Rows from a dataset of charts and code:
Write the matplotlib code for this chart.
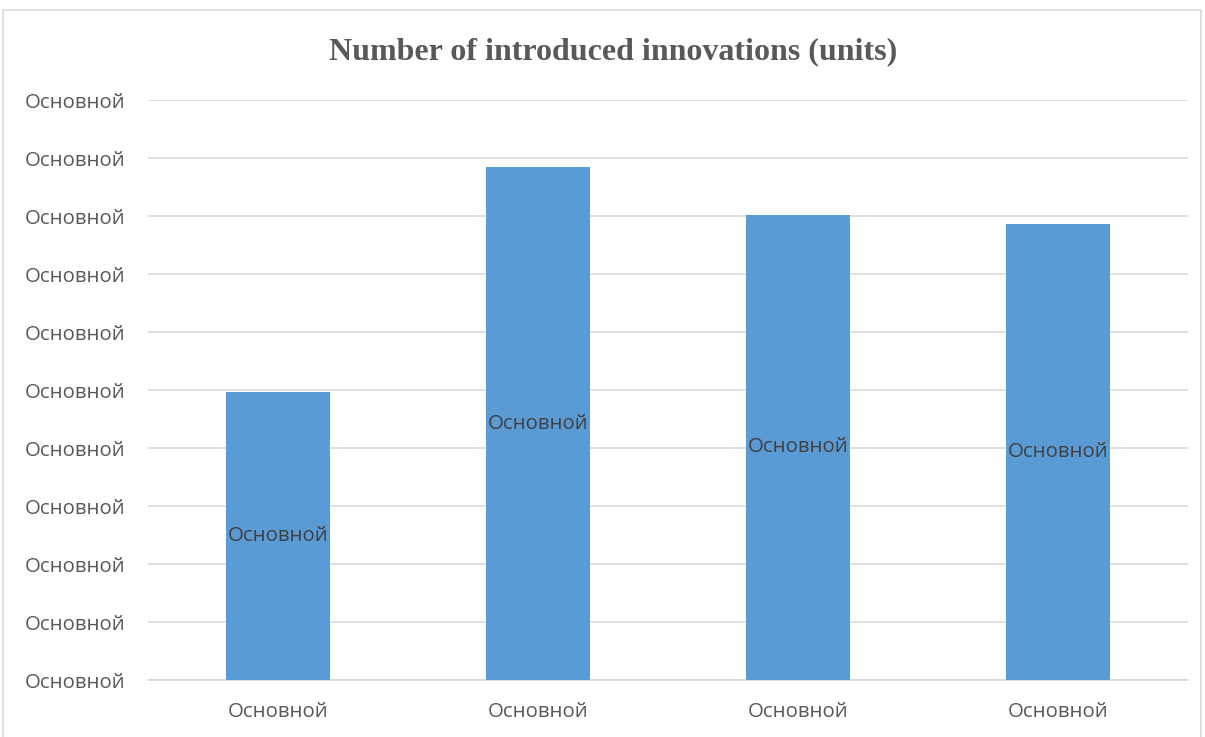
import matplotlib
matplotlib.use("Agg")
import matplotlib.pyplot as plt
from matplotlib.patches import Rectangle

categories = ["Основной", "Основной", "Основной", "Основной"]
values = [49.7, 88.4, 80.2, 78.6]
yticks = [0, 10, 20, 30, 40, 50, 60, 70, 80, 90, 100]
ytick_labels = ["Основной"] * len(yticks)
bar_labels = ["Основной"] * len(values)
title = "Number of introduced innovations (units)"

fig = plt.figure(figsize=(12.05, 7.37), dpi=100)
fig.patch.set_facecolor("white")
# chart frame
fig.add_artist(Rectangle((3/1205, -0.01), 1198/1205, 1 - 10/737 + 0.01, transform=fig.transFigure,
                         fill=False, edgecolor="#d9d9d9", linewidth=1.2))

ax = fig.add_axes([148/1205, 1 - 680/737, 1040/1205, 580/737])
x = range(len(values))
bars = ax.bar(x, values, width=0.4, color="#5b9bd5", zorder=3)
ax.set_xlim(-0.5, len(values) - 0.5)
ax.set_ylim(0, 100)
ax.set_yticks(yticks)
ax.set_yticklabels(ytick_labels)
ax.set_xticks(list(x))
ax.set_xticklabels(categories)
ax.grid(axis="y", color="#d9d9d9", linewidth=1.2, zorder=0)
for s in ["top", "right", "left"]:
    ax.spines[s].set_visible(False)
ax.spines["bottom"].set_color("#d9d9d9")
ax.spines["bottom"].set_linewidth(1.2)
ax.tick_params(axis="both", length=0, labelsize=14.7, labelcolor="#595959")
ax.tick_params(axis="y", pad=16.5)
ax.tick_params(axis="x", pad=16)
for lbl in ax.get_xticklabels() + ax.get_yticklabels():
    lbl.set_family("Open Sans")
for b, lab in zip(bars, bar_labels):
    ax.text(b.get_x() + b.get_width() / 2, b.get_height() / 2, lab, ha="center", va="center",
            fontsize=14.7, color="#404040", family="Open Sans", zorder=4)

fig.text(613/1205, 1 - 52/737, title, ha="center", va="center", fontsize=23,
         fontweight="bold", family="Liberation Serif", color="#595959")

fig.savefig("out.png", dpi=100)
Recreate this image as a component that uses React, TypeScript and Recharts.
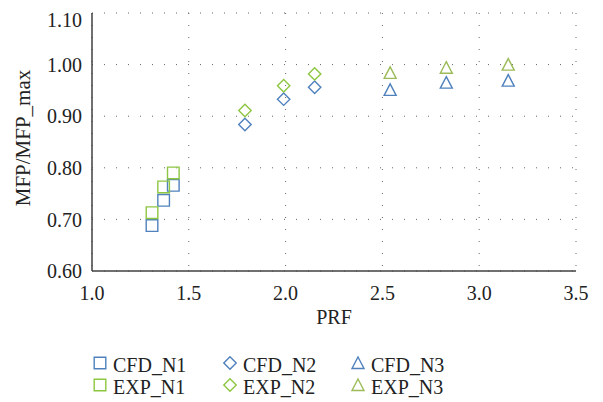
---
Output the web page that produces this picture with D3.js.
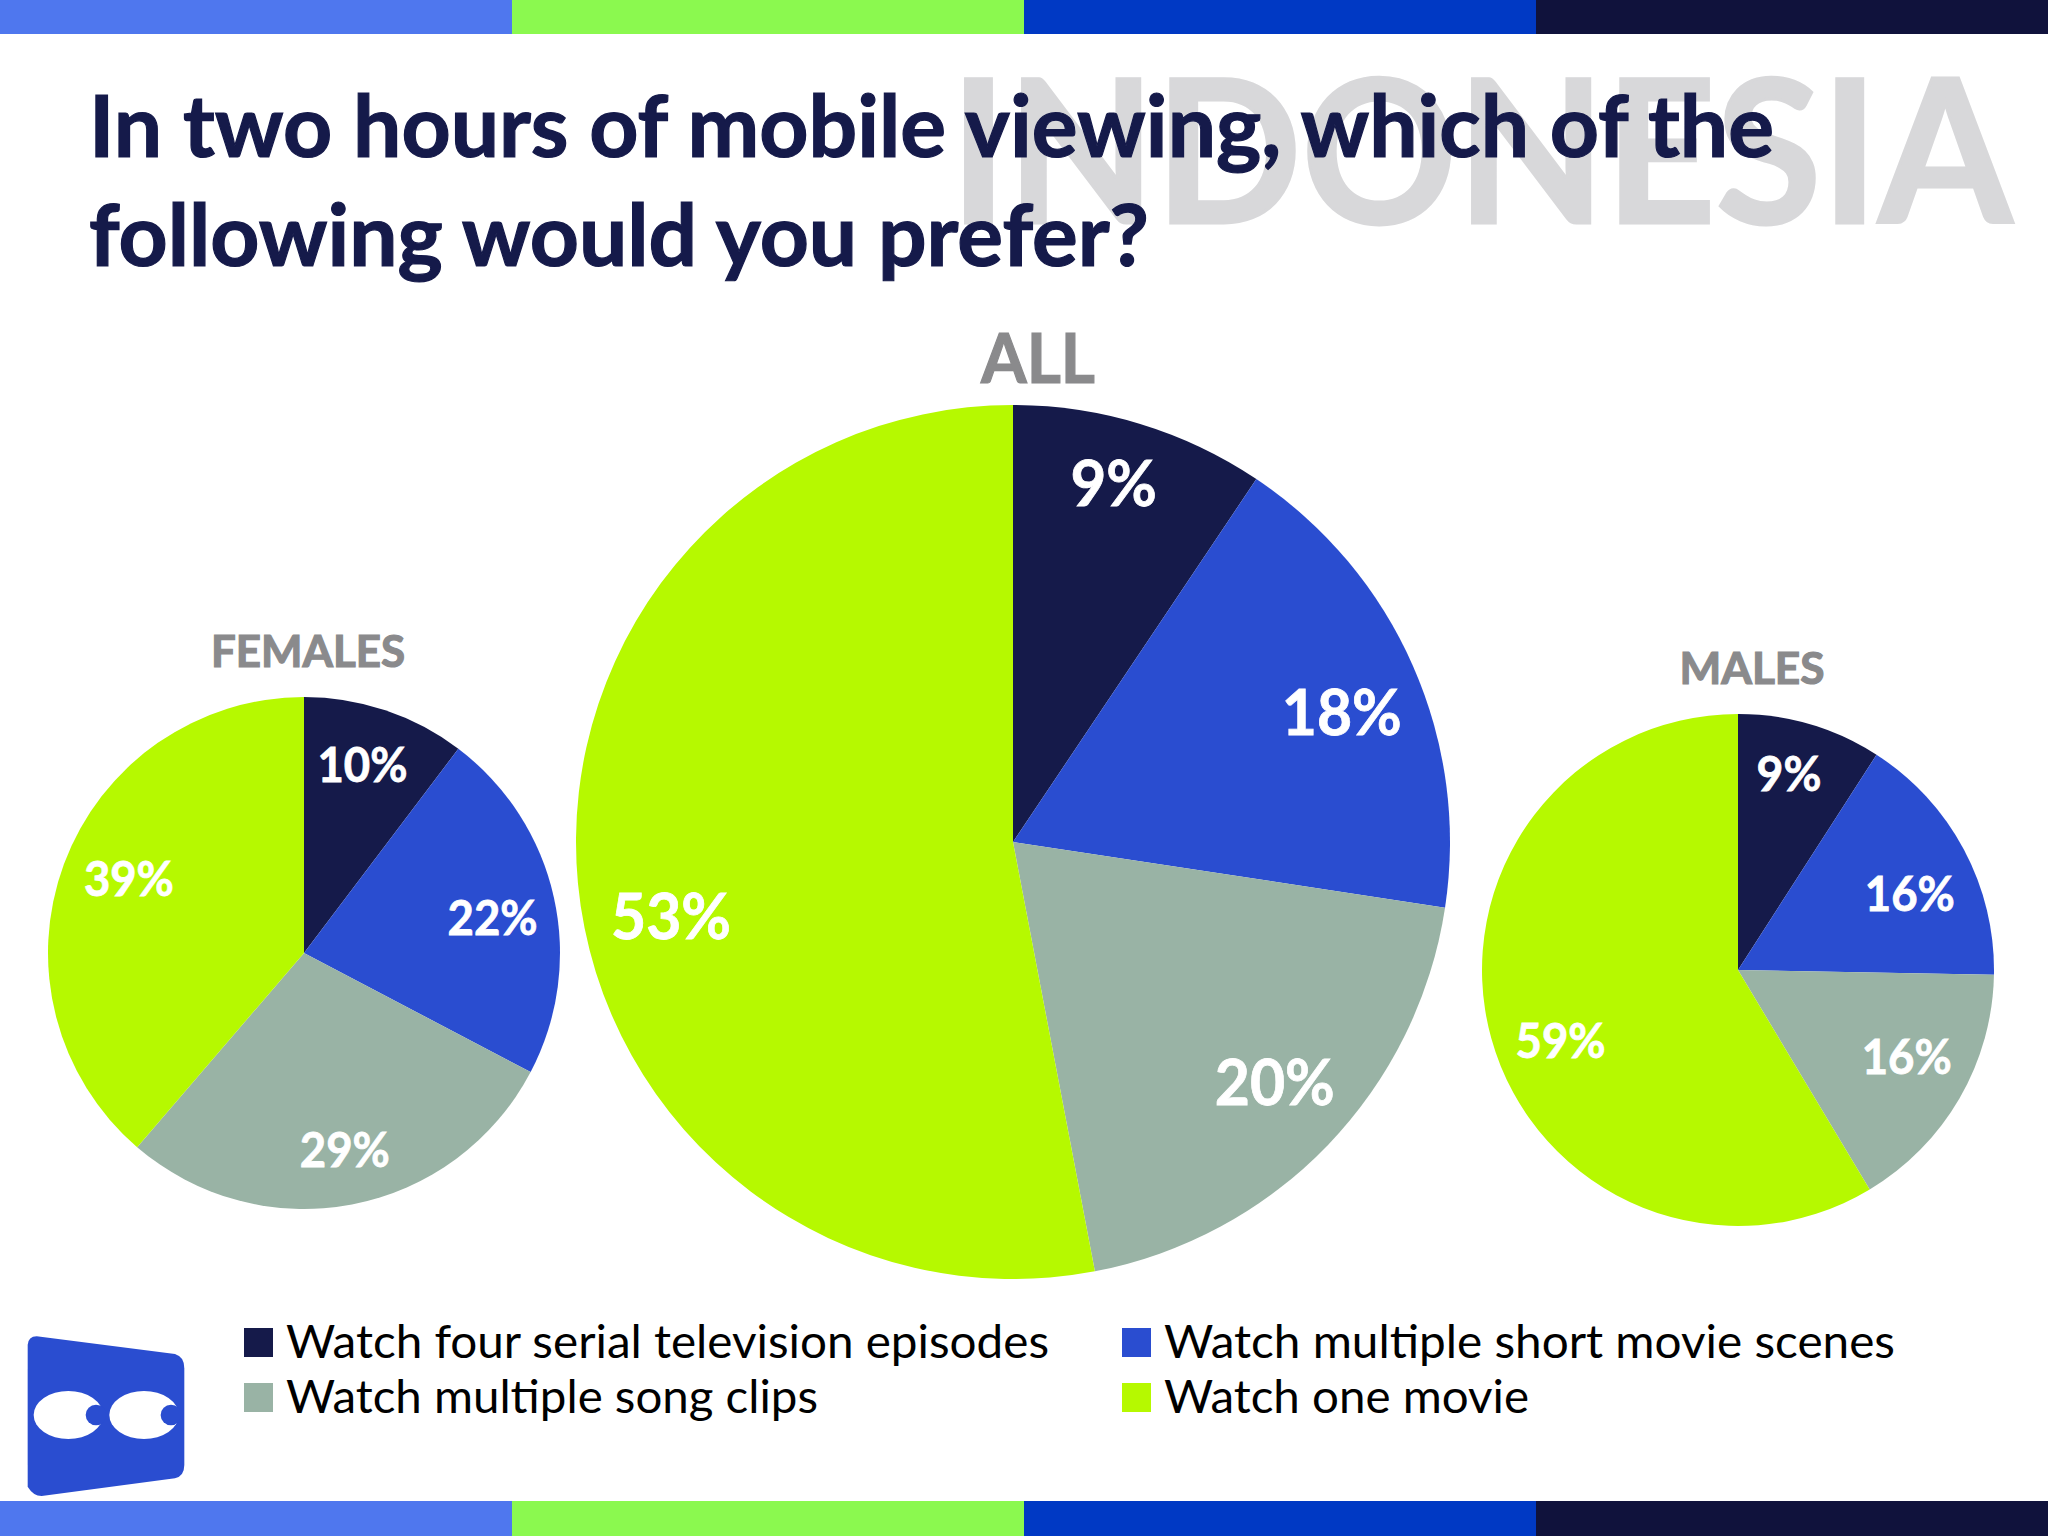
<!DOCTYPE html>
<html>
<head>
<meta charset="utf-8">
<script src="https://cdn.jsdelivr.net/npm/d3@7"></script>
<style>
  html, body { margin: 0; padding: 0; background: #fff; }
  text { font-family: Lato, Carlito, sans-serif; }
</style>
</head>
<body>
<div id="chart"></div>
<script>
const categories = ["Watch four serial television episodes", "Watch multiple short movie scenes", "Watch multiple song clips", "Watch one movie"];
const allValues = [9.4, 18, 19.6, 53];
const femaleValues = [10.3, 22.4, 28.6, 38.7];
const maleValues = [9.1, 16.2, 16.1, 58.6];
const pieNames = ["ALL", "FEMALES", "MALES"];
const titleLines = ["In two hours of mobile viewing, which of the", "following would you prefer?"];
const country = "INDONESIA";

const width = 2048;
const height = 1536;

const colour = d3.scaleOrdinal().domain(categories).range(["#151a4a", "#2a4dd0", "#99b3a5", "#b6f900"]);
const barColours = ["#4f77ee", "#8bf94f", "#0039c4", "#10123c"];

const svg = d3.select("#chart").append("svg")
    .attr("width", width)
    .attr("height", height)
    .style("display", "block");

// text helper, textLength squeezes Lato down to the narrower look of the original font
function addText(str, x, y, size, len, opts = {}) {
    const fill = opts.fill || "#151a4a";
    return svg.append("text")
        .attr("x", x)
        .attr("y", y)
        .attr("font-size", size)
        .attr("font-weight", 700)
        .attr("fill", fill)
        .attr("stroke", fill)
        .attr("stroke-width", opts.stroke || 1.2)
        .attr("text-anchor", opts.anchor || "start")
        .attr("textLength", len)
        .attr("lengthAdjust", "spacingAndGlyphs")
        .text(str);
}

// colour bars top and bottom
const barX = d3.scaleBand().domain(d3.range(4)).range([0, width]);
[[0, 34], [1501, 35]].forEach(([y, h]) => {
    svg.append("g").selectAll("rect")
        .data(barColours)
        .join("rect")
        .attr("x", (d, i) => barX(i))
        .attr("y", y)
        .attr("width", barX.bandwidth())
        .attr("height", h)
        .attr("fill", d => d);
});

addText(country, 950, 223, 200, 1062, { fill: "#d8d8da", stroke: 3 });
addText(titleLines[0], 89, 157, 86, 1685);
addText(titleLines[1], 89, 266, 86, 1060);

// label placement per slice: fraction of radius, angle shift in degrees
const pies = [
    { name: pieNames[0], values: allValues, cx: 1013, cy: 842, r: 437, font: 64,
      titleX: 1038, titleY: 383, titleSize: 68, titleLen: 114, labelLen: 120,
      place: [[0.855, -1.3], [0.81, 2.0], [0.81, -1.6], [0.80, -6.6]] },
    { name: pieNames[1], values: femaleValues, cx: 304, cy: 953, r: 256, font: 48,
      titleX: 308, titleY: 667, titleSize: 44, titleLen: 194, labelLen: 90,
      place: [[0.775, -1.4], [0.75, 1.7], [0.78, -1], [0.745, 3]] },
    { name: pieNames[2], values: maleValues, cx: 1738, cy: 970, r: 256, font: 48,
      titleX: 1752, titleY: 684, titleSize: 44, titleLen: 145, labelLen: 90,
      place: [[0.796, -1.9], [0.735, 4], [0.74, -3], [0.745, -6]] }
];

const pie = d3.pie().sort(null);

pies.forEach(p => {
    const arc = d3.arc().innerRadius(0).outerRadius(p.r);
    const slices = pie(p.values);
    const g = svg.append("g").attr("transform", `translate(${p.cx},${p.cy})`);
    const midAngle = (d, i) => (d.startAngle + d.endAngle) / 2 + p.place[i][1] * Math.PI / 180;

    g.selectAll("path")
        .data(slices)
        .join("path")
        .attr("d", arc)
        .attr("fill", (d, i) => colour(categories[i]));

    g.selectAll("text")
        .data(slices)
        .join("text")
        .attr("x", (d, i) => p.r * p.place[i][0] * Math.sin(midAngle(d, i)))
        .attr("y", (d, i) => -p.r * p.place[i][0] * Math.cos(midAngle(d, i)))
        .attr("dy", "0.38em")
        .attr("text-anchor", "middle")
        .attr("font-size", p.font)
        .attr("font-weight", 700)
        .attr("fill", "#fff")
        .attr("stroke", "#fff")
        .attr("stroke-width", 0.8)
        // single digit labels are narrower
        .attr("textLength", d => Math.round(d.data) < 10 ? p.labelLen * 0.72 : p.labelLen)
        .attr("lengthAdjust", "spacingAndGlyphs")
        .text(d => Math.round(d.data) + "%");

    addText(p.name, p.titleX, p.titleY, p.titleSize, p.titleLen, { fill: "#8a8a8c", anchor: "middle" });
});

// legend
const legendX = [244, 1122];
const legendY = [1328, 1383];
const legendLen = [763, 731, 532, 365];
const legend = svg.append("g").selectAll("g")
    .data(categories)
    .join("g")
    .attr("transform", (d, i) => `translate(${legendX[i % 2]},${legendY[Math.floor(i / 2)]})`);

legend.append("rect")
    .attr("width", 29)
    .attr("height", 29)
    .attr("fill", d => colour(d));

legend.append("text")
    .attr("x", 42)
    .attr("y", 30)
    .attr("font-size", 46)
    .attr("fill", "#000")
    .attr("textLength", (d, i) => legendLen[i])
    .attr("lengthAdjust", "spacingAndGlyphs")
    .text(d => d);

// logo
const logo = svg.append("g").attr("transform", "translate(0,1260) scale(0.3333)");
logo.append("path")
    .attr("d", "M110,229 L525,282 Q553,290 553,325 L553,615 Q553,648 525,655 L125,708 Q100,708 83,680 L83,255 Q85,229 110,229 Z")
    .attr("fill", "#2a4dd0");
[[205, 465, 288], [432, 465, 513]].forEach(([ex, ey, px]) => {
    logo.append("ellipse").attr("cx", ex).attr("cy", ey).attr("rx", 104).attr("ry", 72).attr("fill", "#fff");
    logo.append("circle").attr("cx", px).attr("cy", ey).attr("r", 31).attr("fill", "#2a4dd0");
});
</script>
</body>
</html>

Exercise: Keep to the lines between the line with "Write the matplotlib code for this chart." and the line with "from matplotlib.patches import Rectangle", inclusive, and transcribe them without pictures.

Exercise answer:
Write the matplotlib code for this chart.
import matplotlib
matplotlib.use("Agg")
import matplotlib.pyplot as plt
from matplotlib.patches import Rectangle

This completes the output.